Tuesday, August 18, 2015

Spotlight On...Craig J. George

Name: Craig J. George

Hometown: St. Louis, MO

Education: BA from Trinity University, MFA from UC Irvine

Favorite Credits: As a director, projects are like your children--  you try never to have favorites. With that said, I usually favor the one that I’ve just finished.  Particularly close to my heart is a new musical I just directed for New York Musical Theatre Festival called The Calico Buffalo.

Why theater?: My high school drama teacher would always say, “if you can be happy doing something else besides theater, then for god’s sake do it!”  I constantly ask myself this question, but the answer is always the same.

Tell us about The Screenwriter Dies of His Own Free Will:  Willy is a successful Hollywood screenwriter and has made a fortune writing summer popcorn movies.  When he learns he’s dying, he desperately wants to leave something important behind, so he writes an arty meta-fictional movie (or play?)  about getting his arty meta-fictional movie (or play) made.  An old friend/rival is now the hard-edged studio head that must decide the movie’s fate, but as the writer, Willy literally has the power to put words in his mouth.  Or does he? Let the games begin!

What inspired you to direct The Screenwriter Dies of His Own Free Will?: This is my fourth Jim Shankman play, so I guess you could say I’m a big fan.  Jim’s plays are incredibly well crafted, but also invite a great deal of collaboration.  Screenwriter is no exception.  There are very few stage directions and virtually no scenery or props.  Every move must be deliberate and every gesture meaningful in some way - it’s just the two of them and two chairs, so the work is magnified. But mostly I enjoy the pure theatricality of this play.  We don’t just break the fourth wall, we don’t even have one.

What kind of theater speaks to you? What or who inspires you as an artist?: I love all kinds of theater, but what inspires me most is when you have to invent your way out of a fiscal or production constraint (like in a Festival setting).  Fiasco Theater takes these kinds of restraints and transforms them into an asset.  Their invention and high level of craft is always inspiring to watch.

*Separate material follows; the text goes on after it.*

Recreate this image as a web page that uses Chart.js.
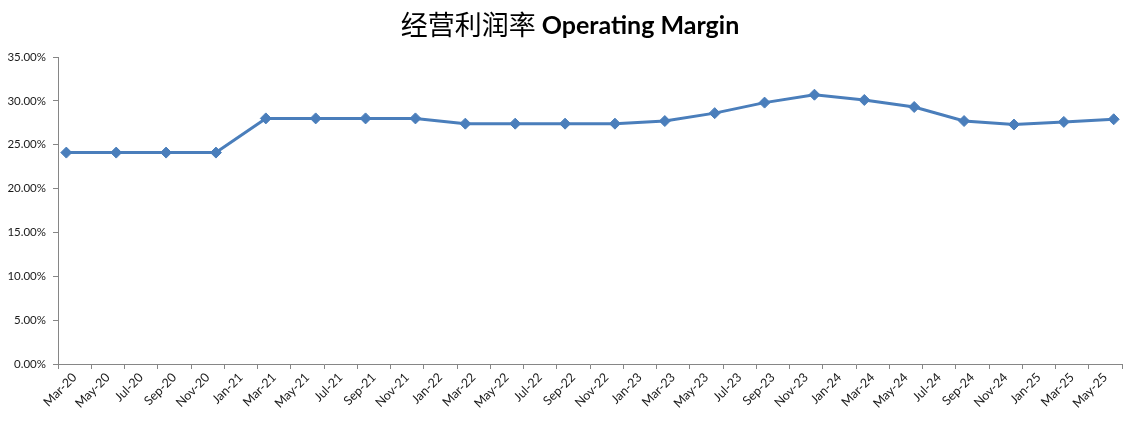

If you could work with anyone you’ve yet to work with, who would it be?: I’m obsessed with dramatic and musical structure, which is why I love new works.  I would love to direct the premiere of a Jason Robert Brown musical.  I think he’s a brilliant composer/lyricist and a master of musical structure.

What show have you recommended to your friends?:  I thought John Doyle’s chamber musical staging of Sondheim’s Passion at Classic Stage Company was stunning in its elegance and simplicity.  It’s the way that musical should always be staged.

Who would play you in a movie about yourself and what would it be called?:  I’m a director for a reason – I don’t enjoy being in the spotlight!

If you could go back in time and see any play or musical you missed, what would it be?: Any one of Shakespeare’s original productions, but especially Measure for Measure or Titus Andronicus.  These are his problem plays and it would be fascinating to see if the same “problems” existed back then or if they worked for that audience.

What’s your biggest guilty pleasure?: I generally don’t enjoy watching TV, but I did watch the entire season of "How to Get Away With Murder" during a long flight from Latin America recently.  It was trashy and salacious in the best possible way.

If you weren’t working in theater, you would be _____?: I enjoyed teaching when I was first out of grad school.  I imagine I’ll go back to that one day.

What’s up next?: I have four different new works under development.  I’m guessing the fall will bring lots of staged readings!